(Task to complete) Every line with the string "that" should be gathered.

───── Data provided ─────

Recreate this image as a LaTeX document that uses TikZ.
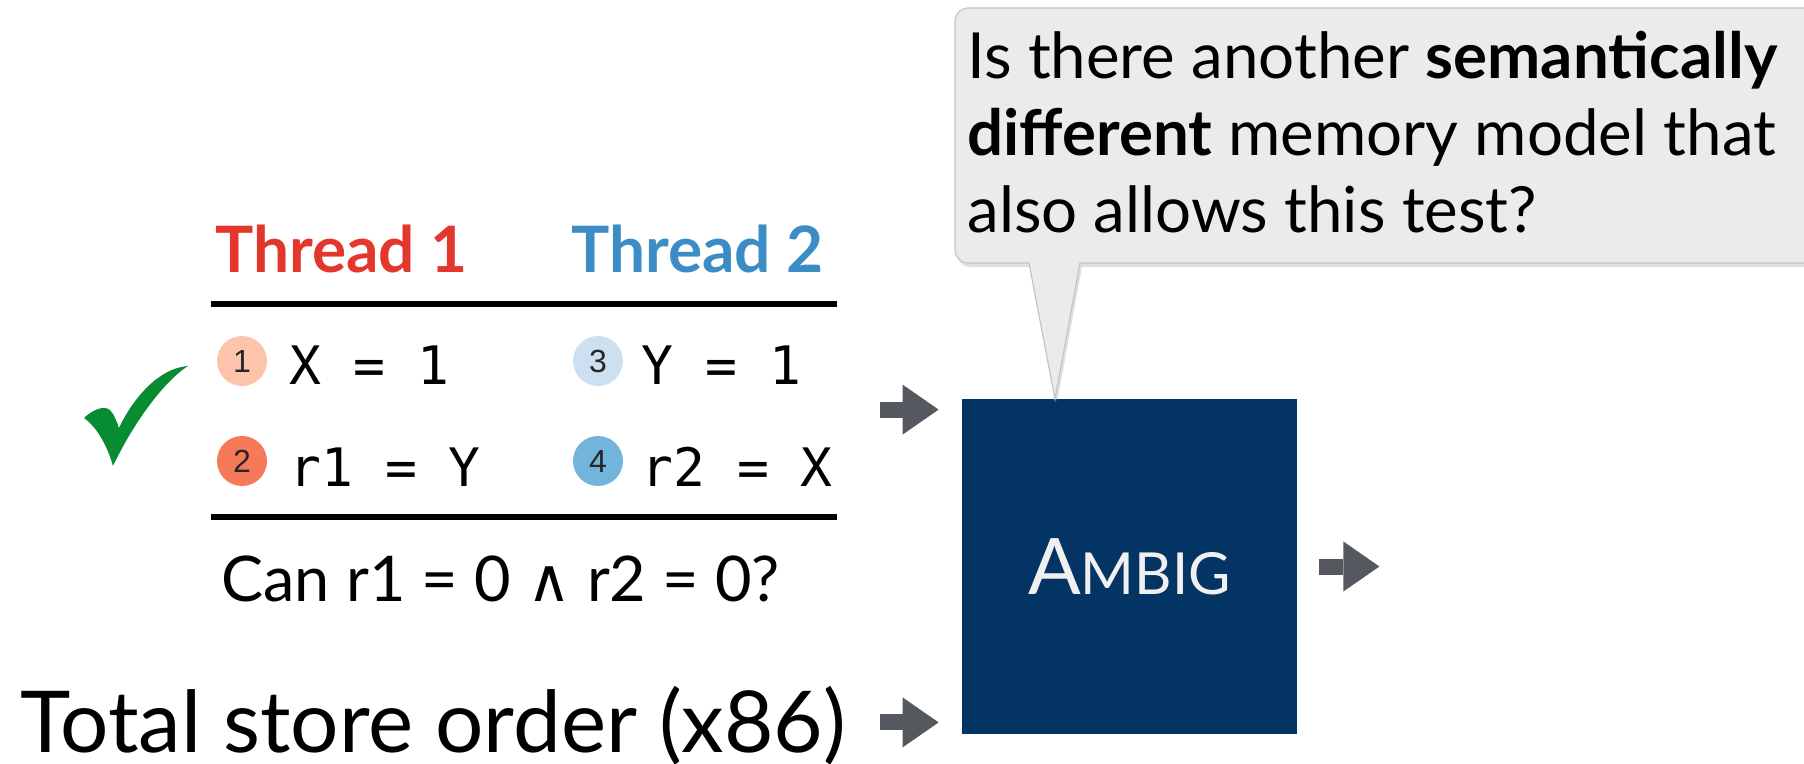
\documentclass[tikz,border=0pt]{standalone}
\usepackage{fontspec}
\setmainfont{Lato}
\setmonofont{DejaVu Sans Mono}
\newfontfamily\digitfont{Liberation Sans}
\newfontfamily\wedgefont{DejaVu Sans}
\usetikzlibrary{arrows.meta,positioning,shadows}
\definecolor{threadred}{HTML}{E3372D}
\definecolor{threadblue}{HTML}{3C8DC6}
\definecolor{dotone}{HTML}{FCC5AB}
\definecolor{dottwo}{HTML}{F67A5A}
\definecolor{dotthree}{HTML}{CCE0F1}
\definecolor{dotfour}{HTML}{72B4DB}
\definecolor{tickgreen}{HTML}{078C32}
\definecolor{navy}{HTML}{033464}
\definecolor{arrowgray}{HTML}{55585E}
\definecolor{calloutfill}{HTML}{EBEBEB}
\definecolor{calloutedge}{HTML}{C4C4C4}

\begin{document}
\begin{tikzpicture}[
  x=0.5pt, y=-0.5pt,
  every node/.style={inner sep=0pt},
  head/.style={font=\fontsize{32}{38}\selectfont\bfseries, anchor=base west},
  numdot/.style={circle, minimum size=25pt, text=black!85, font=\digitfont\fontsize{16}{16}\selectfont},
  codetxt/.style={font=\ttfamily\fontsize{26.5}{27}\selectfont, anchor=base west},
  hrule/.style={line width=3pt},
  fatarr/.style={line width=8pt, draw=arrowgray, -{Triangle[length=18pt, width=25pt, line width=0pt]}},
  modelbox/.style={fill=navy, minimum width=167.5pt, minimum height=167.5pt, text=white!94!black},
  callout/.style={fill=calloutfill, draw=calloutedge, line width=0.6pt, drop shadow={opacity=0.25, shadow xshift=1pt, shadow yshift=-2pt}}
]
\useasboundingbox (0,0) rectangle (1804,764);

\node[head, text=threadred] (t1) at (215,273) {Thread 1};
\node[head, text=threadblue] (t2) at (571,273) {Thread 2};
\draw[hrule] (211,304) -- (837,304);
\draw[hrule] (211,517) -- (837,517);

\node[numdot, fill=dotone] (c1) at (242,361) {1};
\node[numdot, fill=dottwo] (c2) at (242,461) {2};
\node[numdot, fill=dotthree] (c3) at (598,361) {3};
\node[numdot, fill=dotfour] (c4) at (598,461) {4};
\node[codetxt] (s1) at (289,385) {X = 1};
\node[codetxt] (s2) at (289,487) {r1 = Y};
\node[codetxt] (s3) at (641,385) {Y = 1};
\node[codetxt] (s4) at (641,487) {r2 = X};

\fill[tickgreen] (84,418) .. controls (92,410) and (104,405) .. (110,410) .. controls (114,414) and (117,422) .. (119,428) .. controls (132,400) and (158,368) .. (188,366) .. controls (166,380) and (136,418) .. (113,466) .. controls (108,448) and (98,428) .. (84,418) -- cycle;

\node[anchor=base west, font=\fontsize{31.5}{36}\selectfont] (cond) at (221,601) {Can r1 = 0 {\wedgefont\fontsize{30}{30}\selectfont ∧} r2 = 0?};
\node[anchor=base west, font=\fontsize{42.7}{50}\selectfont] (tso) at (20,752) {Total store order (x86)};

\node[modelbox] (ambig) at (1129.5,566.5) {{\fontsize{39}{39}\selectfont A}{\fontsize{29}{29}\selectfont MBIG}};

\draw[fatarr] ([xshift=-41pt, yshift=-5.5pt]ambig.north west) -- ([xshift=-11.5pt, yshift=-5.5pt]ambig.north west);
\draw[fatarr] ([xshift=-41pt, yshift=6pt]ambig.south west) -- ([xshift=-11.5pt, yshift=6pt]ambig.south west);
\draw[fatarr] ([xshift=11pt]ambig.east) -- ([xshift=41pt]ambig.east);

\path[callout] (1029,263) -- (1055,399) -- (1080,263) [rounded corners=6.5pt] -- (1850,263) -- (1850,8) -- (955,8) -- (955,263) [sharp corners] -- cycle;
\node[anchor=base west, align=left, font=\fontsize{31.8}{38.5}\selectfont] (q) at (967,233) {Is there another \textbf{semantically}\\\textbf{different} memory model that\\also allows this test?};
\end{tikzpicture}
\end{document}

─────

(The completed task)
Recreate this image as a LaTeX document that uses TikZ.
\node[anchor=base west, align=left, font=\fontsize{31.8}{38.5}\selectfont] (q) at (967,233) {Is there another \textbf{semantically}\\\textbf{different} memory model that\\also allows this test?};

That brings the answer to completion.